Meski berkiprah di politik, karier Arsul dimulai sebagai advokat di Lembaga Bantuan Hukum (LBH) Jakarta selama 1986-1988, sewaktu mengantongi gelar sarjana. Ia pernah berpindah-pindah di sejumlah firma hukum. Puluhan tahun berkecimpung di dunia hukum, Arsul mulai merambah organisasi sosial. Ia bergabung dengan Lembaga Penyuluhan dan Bantuan Hukum (LPBH) Nahdlatul Ulama pada 2005-2010.
Sembari berkarier di bidang hukum dan sosial, Arsul menyelesaikan pendidikan S-2 di Sekolah Tinggi Ilmu Komunikasi The London School of Public Relations (STIKOM-LSPR) pada 2005-2007. Kemudian S-3 di Glasgow Caledonian University, Skotlandia.
Berbekal pengalaman itu, Arsul melenggang ke kancah politik. Namun, karier politiknya di PPP harus berakhir karena Arsul lewat usulan DPR terpilih sebagai hakim konstitusi menggantikan Wahiduddin Adams. Pasalnya, hakim MK tidak boleh merangkap jabatan sebagai pejabat negara lainnya.
Selain partai politik, Arsul juga mundur di kepengurusan firma hukum dan Perhimpunan Advokat Indonesia (Peradi) yang dipimpin Otto Hasibuan. Saat itu, Arsul menjabat Wakil Ketua Dewan Penasihat Dewan Pimpinan Nasional (DPN) Peradi.

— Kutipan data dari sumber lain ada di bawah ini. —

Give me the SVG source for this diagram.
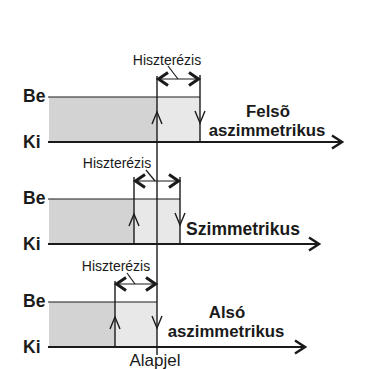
<svg xmlns="http://www.w3.org/2000/svg" width="370" height="369" viewBox="0 0 370 369">
<style>
.lbl{font-family:"Liberation Sans",Arial,sans-serif;font-weight:bold;font-size:17.5px;fill:#1a1a1a}
.two{font-size:16.8px}
.hys{font-family:"Liberation Sans",Arial,sans-serif;font-size:14px;fill:#1a1a1a}
.dark{fill:#d3d3d3}
.light{fill:#e8e8e8}
.thin{stroke:#1a1a1a;stroke-width:1.2;fill:none}
.axis{stroke:#1a1a1a;stroke-width:2;fill:none}
.vert{stroke:#1a1a1a;stroke-width:1.4;fill:none}
.chev{stroke:#1a1a1a;stroke-width:1.4;fill:none}
.hchev{stroke:#1a1a1a;stroke-width:3;fill:none}
.achev{stroke:#1a1a1a;stroke-width:2.5;fill:none}
</style>
<rect width="370" height="369" fill="#ffffff"/>

<g id="upper">
  <rect class="dark" x="49" y="97" width="108" height="45"/>
  <rect class="light" x="157" y="97" width="43" height="45"/>
  <text class="lbl" x="23" y="102">Be</text>
  <text class="lbl" x="23" y="148">Ki</text>
  <line class="thin" x1="48" y1="97" x2="200" y2="97"/>
  <line class="vert" x1="200" y1="75" x2="200" y2="142"/>
  <text class="hys" x="167" y="65" text-anchor="middle">Hiszterézis</text>
  <line class="thin" x1="168" y1="66" x2="178" y2="79"/>
  <line class="thin" x1="157" y1="79" x2="200" y2="79"/>
  <polyline class="hchev" points="168,72.5 158.5,79 168,85.5"/>
  <polyline class="hchev" points="189,72.5 198.5,79 189,85.5"/>
  <polyline class="chev" points="152,124 157,112 162,124"/>
  <polyline class="chev" points="195,111 200,123 205,111"/>
  <text class="lbl two" x="268" y="116.5" text-anchor="middle">Felsõ</text>
  <text class="lbl two" x="267" y="136" text-anchor="middle">aszimmetrikus</text>
</g>

<g id="middle">
  <rect class="dark" x="49" y="199" width="85" height="45"/>
  <rect class="light" x="134" y="199" width="46" height="45"/>
  <text class="lbl" x="23" y="204">Be</text>
  <text class="lbl" x="23" y="250">Ki</text>
  <line class="thin" x1="48" y1="199" x2="180" y2="199"/>
  <line class="vert" x1="134" y1="177" x2="134" y2="244"/>
  <line class="vert" x1="180" y1="177" x2="180" y2="244"/>
  <text class="hys" x="117" y="168" text-anchor="middle">Hiszterézis</text>
  <line class="thin" x1="146" y1="170" x2="155" y2="181"/>
  <line class="thin" x1="134" y1="181" x2="180" y2="181"/>
  <polyline class="hchev" points="145,174.5 135.5,181 145,187.5"/>
  <polyline class="hchev" points="169,174.5 178.5,181 169,187.5"/>
  <polyline class="chev" points="129,226 134,214 139,226"/>
  <polyline class="chev" points="175,213 180,225 185,213"/>
  <text class="lbl" x="243" y="235" text-anchor="middle">Szimmetrikus</text>
</g>

<g id="lower">
  <rect class="dark" x="49" y="302" width="66" height="45"/>
  <rect class="light" x="115" y="302" width="42" height="45"/>
  <text class="lbl" x="23" y="307">Be</text>
  <text class="lbl" x="23" y="353">Ki</text>
  <line class="thin" x1="48" y1="302" x2="157" y2="302"/>
  <line class="vert" x1="115" y1="281" x2="115" y2="347"/>
  <text class="hys" x="116" y="271" text-anchor="middle">Hiszterézis</text>
  <line class="thin" x1="127" y1="273" x2="135" y2="284"/>
  <line class="thin" x1="115" y1="284" x2="157" y2="284"/>
  <polyline class="hchev" points="126,277.5 116.5,284 126,290.5"/>
  <polyline class="hchev" points="146,277.5 155.5,284 146,290.5"/>
  <polyline class="chev" points="110,329 115,317 120,329"/>
  <polyline class="chev" points="152,316 157,328 162,316"/>
  <text class="lbl two" x="227" y="317.5" text-anchor="middle">Alsó</text>
  <text class="lbl two" x="226" y="337" text-anchor="middle">aszimmetrikus</text>
  <text class="hys" x="155" y="366" text-anchor="middle" style="font-size:17px">Alapjel</text>
</g>

<g id="connectors">
  <line class="vert" x1="157" y1="76" x2="157" y2="355"/>
  <line class="axis" x1="48" y1="142" x2="342" y2="142"/>
  <polyline class="achev" points="332,135.5 342,142 332,148.5"/>
  <line class="axis" x1="48" y1="244" x2="319" y2="244"/>
  <polyline class="achev" points="309,237.5 319,244 309,250.5"/>
  <line class="axis" x1="48" y1="347" x2="305" y2="347"/>
  <polyline class="achev" points="295,340.5 305,347 295,353.5"/>
</g>
</svg>
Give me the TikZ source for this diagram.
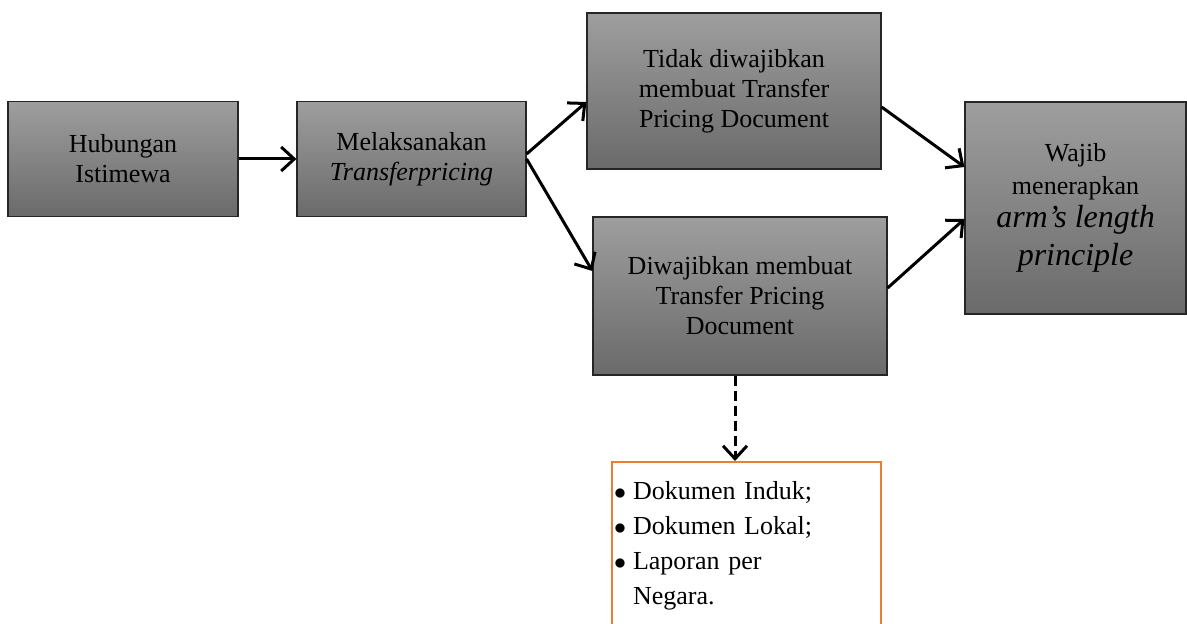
\documentclass[tikz,border=0pt]{standalone}
\usepackage{fontspec}
\setmainfont{Liberation Serif}
\usetikzlibrary{arrows.meta}
\definecolor{boxtop}{HTML}{9E9E9E}
\definecolor{boxbot}{HTML}{6A6A6A}
\definecolor{docorange}{HTML}{ED7D31}
\newcommand{\armfont}{\fontsize{16}{19}\selectfont\itshape}
\newcommand{\docitem}{\makebox[8.5pt][l]{\hspace{-1pt}$\bullet$}}

\begin{document}
\begin{tikzpicture}[x=0.5pt,y=-0.5pt,
  stepbox/.style={draw=black!85,line width=0.6pt,top color=boxtop,bottom color=boxbot,
    align=center,inner sep=0pt,font=\fontsize{13}{15}\selectfont},
  flow/.style={line width=1.5pt,-{Straight Barb[length=6.5pt,width=12pt,line width=1.5pt]}}]
\clip (0,0) rectangle (1187,624);
\node[stepbox,minimum width=115pt,minimum height=57.5pt] (hub) at (123,159) {Hubungan\\Istimewa};
\node[stepbox,minimum width=114.5pt,minimum height=57.5pt] (lak) at (411.5,159) {Melaksanakan\\\itshape Transferpricing};
\node[stepbox,minimum width=147pt,minimum height=78pt] (tidak) at (734,91) {Tidak diwajibkan\\membuat Transfer\\Pricing Document};
\node[stepbox,minimum width=147pt,minimum height=79pt] (diwa) at (740,296) {Diwajibkan membuat\\Transfer Pricing\\Document};
\node[stepbox,minimum width=110.5pt,minimum height=106pt] (wajib) at (1075.5,208) {Wajib\\[1.5pt]menerapkan\\[1.5pt]\armfont arm’s length\\[4pt]\armfont principle};
\node[draw=docorange,line width=1pt,anchor=north,minimum height=84pt,text width=130.5pt,
  inner xsep=2pt,align=left,font=\fontsize{13}{17.5}\selectfont] (docs) at (746.5,461)
  {\docitem Dokumen Induk;\\
   \docitem Dokumen Lokal;\\
   \docitem Laporan per\\
   \hspace*{8.5pt}Negara.};
\draw[flow] (hub.east) -- (lak.west);
\draw[flow] ([yshift=2.5pt]lak.east) -- ([yshift=-5.5pt]tidak.west);
\draw[flow] (lak.east) -- ([yshift=12.5pt]diwa.west);
\draw[flow] ([yshift=-8pt]tidak.east) -- ([yshift=20.5pt]wajib.west);
\draw[flow] ([yshift=4pt]diwa.east) -- ([yshift=-5.5pt]wajib.west);
\draw[flow,dash pattern=on 5pt off 2.5pt] ([xshift=-2.5pt]diwa.south) -- ([xshift=-5.75pt]docs.north);
\end{tikzpicture}
\end{document}
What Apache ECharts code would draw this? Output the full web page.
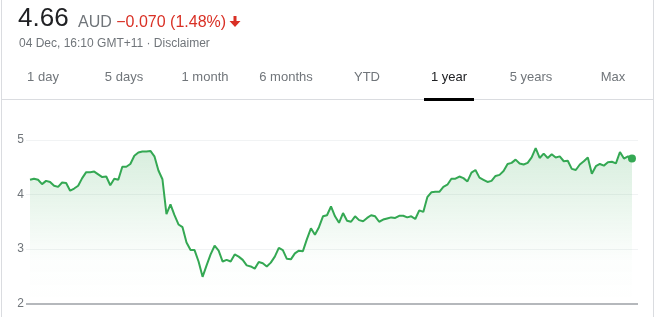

Dalam waktu dekat, ia bakal ikut mengadili perkara perselisihan hasil pemilihan umum (PHPU). Para pihak dalam perkara itu melibatkan tim pemenangan peserta pemilu, termasuk partai politik. Untuk menghindari adanya konflik kepentingan, Arsul bakal menggunakan hak ingkar dan memutuskan untuk mundur dari penanganan PHPU terkait PPP.